Only the lines from the top of the listing below to the line that has "6, 7, 9, 10];" should be echoed, with both ends kept and pictures left out.
## Start
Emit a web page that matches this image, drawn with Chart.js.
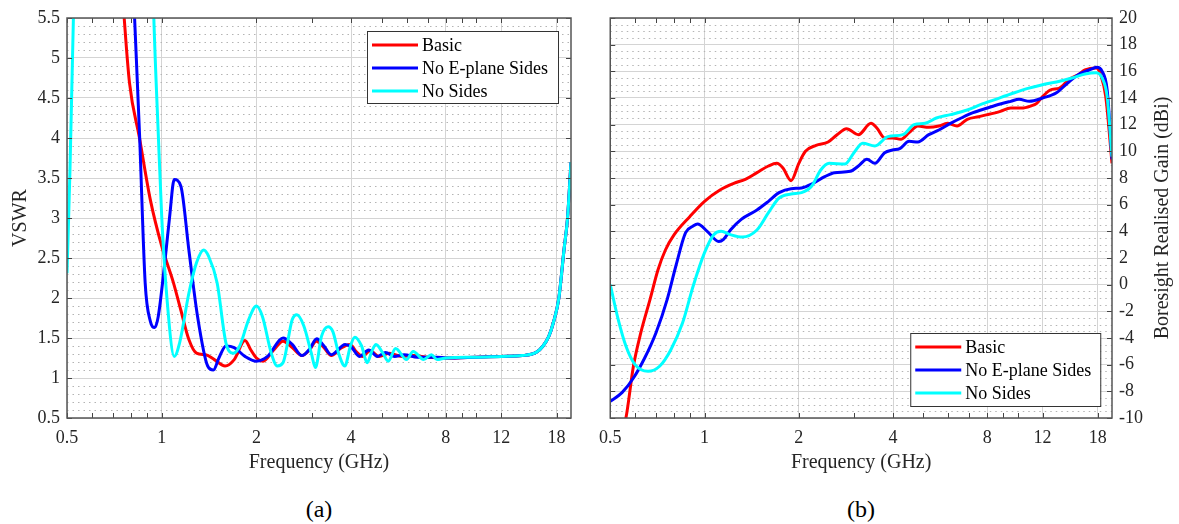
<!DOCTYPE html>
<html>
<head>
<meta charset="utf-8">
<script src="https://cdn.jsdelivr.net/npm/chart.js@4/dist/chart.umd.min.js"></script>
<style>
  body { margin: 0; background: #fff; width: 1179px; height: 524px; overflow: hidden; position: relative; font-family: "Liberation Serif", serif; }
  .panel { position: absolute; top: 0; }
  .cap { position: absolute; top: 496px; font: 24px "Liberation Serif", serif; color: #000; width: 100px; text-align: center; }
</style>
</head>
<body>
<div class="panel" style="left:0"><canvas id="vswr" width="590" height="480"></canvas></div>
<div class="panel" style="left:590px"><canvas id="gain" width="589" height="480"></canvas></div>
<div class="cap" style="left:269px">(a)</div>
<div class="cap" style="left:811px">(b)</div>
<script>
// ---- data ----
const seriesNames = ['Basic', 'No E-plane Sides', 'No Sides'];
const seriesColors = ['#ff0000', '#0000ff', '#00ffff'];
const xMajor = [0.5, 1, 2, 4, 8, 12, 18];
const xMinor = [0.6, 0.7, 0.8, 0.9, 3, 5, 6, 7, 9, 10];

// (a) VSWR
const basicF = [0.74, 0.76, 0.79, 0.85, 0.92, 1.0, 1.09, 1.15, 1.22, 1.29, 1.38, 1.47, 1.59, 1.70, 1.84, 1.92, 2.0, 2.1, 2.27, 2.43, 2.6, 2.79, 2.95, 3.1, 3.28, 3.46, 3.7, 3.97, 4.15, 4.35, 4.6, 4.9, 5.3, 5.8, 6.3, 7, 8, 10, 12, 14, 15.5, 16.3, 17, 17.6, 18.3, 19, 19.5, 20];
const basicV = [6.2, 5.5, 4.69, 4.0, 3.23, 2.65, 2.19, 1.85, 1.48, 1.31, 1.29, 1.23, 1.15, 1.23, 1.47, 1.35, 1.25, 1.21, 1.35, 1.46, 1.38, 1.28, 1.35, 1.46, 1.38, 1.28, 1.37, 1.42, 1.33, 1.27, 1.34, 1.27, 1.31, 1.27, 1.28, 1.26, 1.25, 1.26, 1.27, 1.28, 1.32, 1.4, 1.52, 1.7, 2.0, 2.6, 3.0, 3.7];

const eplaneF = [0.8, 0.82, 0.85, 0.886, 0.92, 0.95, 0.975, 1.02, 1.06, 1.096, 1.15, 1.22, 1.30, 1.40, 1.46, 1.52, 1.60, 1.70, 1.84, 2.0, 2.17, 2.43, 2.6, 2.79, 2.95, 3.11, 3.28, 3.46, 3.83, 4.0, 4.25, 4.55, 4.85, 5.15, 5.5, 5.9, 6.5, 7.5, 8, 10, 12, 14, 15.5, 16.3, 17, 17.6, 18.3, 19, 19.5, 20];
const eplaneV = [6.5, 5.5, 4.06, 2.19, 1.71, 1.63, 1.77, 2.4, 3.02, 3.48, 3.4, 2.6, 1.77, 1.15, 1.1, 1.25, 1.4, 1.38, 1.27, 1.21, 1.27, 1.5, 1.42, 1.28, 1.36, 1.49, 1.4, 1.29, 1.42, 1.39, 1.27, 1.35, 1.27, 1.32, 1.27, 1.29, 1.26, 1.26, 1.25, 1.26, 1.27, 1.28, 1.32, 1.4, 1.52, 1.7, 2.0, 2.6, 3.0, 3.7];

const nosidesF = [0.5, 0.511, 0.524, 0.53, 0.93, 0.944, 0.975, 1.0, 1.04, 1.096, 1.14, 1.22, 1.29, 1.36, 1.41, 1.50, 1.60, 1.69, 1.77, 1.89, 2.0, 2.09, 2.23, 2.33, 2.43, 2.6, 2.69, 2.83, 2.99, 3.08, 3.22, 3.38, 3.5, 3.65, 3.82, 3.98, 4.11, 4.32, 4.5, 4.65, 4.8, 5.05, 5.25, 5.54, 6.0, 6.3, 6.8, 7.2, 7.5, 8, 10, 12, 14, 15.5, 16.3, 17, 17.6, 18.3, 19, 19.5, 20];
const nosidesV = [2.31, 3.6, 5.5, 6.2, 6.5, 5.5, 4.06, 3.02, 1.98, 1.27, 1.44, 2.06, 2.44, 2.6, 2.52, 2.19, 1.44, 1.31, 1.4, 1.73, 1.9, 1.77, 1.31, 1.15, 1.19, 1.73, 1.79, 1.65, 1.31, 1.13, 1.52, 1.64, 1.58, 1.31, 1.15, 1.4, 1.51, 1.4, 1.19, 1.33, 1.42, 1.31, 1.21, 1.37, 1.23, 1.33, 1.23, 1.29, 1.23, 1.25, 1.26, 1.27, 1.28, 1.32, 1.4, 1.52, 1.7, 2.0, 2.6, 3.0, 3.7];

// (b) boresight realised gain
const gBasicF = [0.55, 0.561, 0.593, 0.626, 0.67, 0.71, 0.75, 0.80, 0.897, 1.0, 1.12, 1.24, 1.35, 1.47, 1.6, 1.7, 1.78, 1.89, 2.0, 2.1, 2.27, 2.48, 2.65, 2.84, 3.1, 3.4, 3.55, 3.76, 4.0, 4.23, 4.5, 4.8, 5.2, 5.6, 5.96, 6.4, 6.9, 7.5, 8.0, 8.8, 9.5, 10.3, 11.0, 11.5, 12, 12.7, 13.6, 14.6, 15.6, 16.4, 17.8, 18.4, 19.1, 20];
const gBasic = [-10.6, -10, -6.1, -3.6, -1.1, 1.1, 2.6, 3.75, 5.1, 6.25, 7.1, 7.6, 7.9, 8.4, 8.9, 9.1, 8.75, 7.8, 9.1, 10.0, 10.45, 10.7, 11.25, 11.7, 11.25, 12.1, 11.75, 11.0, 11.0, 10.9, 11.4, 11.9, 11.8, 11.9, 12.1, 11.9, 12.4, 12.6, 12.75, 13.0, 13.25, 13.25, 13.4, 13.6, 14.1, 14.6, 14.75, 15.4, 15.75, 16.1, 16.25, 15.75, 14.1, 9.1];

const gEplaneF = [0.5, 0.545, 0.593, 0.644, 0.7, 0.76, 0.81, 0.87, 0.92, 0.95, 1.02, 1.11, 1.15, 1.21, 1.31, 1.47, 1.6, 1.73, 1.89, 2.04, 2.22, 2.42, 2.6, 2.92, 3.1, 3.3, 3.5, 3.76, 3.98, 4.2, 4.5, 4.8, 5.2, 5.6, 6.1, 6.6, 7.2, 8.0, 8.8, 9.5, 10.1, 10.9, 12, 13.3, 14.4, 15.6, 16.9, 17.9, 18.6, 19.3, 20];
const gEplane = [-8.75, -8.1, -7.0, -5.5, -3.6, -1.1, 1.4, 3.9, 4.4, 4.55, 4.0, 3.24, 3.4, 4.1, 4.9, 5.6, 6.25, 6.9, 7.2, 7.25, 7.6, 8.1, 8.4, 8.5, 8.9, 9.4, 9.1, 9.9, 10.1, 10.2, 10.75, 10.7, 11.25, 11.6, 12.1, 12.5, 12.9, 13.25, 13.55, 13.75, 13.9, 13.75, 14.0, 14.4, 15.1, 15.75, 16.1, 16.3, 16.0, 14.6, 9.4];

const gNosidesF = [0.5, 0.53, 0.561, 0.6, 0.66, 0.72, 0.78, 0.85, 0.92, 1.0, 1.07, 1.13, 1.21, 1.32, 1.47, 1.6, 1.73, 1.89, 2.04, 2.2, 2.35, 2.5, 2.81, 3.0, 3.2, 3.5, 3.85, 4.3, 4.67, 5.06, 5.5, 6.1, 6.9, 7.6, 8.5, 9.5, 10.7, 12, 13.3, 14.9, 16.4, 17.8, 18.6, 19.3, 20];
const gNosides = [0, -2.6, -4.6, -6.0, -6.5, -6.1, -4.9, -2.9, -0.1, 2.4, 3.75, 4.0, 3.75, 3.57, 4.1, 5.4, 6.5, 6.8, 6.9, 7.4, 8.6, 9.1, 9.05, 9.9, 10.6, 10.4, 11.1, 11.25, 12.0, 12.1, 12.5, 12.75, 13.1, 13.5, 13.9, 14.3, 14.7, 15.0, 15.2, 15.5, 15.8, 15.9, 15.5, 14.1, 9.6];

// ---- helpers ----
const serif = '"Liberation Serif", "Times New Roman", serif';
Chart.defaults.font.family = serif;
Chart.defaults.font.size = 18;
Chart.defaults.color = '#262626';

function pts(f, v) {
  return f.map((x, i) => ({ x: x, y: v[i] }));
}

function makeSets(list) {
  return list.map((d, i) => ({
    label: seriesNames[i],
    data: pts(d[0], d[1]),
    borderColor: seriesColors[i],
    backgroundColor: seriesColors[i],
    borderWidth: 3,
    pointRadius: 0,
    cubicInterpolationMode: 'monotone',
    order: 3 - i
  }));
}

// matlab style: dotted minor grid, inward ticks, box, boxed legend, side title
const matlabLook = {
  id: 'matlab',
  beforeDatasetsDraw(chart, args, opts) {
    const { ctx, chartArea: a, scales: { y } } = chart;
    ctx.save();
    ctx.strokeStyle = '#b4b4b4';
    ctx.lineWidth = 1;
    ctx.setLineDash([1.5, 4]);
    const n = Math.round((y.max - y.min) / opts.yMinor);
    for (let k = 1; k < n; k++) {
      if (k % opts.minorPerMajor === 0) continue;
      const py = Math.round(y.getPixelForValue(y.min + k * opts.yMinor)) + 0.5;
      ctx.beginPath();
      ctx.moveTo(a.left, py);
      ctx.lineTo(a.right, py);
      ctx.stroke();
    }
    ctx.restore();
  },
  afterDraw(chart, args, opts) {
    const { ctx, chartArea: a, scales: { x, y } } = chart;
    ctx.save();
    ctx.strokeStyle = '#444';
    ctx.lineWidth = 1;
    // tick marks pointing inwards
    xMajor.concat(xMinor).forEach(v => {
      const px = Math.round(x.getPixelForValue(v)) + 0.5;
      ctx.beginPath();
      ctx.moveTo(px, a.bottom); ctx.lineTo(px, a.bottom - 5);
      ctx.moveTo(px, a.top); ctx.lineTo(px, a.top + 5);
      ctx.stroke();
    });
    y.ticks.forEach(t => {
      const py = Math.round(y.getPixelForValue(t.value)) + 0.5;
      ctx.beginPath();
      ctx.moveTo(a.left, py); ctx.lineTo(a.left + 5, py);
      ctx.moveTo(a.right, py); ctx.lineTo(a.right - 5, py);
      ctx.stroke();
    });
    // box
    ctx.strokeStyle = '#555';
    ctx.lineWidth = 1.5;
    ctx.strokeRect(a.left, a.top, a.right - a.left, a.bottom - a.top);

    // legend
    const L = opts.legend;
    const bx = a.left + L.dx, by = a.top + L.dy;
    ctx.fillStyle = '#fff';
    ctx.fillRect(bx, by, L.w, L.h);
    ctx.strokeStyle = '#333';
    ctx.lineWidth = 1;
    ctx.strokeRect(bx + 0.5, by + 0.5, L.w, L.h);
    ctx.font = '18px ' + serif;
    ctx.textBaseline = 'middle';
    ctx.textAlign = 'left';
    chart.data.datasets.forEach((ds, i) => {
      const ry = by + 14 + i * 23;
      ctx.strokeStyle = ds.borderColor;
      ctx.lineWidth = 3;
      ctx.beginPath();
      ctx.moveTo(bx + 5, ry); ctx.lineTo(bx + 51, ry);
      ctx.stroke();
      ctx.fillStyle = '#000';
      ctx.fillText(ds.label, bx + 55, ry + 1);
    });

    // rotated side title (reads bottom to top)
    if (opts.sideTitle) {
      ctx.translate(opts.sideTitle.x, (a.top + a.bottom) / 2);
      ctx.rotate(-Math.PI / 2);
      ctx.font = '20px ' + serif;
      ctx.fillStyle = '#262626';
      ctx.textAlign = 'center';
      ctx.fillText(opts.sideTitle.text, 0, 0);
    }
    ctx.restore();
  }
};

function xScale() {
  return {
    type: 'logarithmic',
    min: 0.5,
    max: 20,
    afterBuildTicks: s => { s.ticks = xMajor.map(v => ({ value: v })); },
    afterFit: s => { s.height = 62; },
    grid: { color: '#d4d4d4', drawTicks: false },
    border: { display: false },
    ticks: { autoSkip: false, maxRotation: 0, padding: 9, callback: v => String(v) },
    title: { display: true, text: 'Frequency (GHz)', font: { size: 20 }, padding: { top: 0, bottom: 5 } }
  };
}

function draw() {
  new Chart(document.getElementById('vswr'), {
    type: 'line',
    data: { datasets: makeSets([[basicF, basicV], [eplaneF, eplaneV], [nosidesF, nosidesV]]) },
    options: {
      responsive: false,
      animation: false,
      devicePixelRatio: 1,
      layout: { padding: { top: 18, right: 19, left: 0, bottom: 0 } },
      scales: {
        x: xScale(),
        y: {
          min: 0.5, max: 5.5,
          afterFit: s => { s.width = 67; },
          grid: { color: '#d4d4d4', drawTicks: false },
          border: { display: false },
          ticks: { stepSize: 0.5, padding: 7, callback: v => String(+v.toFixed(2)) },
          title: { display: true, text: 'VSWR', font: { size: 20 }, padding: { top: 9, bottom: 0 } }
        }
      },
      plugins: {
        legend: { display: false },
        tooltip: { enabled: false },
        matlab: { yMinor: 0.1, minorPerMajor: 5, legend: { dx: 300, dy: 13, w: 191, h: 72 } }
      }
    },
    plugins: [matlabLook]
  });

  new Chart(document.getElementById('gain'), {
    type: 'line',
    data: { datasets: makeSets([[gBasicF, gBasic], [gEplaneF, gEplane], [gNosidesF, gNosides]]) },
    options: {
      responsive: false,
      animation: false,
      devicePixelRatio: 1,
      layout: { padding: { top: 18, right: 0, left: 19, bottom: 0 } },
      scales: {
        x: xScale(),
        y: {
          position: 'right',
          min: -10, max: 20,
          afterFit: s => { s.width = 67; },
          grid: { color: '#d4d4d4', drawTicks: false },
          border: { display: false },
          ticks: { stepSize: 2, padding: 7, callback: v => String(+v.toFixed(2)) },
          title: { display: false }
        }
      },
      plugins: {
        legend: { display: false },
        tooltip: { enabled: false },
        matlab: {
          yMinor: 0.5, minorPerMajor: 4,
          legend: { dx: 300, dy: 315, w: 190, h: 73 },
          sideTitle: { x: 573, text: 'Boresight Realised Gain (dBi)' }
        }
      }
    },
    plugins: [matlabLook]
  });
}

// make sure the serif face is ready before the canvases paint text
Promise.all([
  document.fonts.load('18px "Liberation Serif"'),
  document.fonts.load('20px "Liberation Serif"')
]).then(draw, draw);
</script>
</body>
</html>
## End
• _FULL SOLUTION_
Emit a web page that matches this image, drawn with Chart.js.
<!DOCTYPE html>
<html>
<head>
<meta charset="utf-8">
<script src="https://cdn.jsdelivr.net/npm/chart.js@4/dist/chart.umd.min.js"></script>
<style>
  body { margin: 0; background: #fff; width: 1179px; height: 524px; overflow: hidden; position: relative; font-family: "Liberation Serif", serif; }
  .panel { position: absolute; top: 0; }
  .cap { position: absolute; top: 496px; font: 24px "Liberation Serif", serif; color: #000; width: 100px; text-align: center; }
</style>
</head>
<body>
<div class="panel" style="left:0"><canvas id="vswr" width="590" height="480"></canvas></div>
<div class="panel" style="left:590px"><canvas id="gain" width="589" height="480"></canvas></div>
<div class="cap" style="left:269px">(a)</div>
<div class="cap" style="left:811px">(b)</div>
<script>
// ---- data ----
const seriesNames = ['Basic', 'No E-plane Sides', 'No Sides'];
const seriesColors = ['#ff0000', '#0000ff', '#00ffff'];
const xMajor = [0.5, 1, 2, 4, 8, 12, 18];
const xMinor = [0.6, 0.7, 0.8, 0.9, 3, 5, 6, 7, 9, 10];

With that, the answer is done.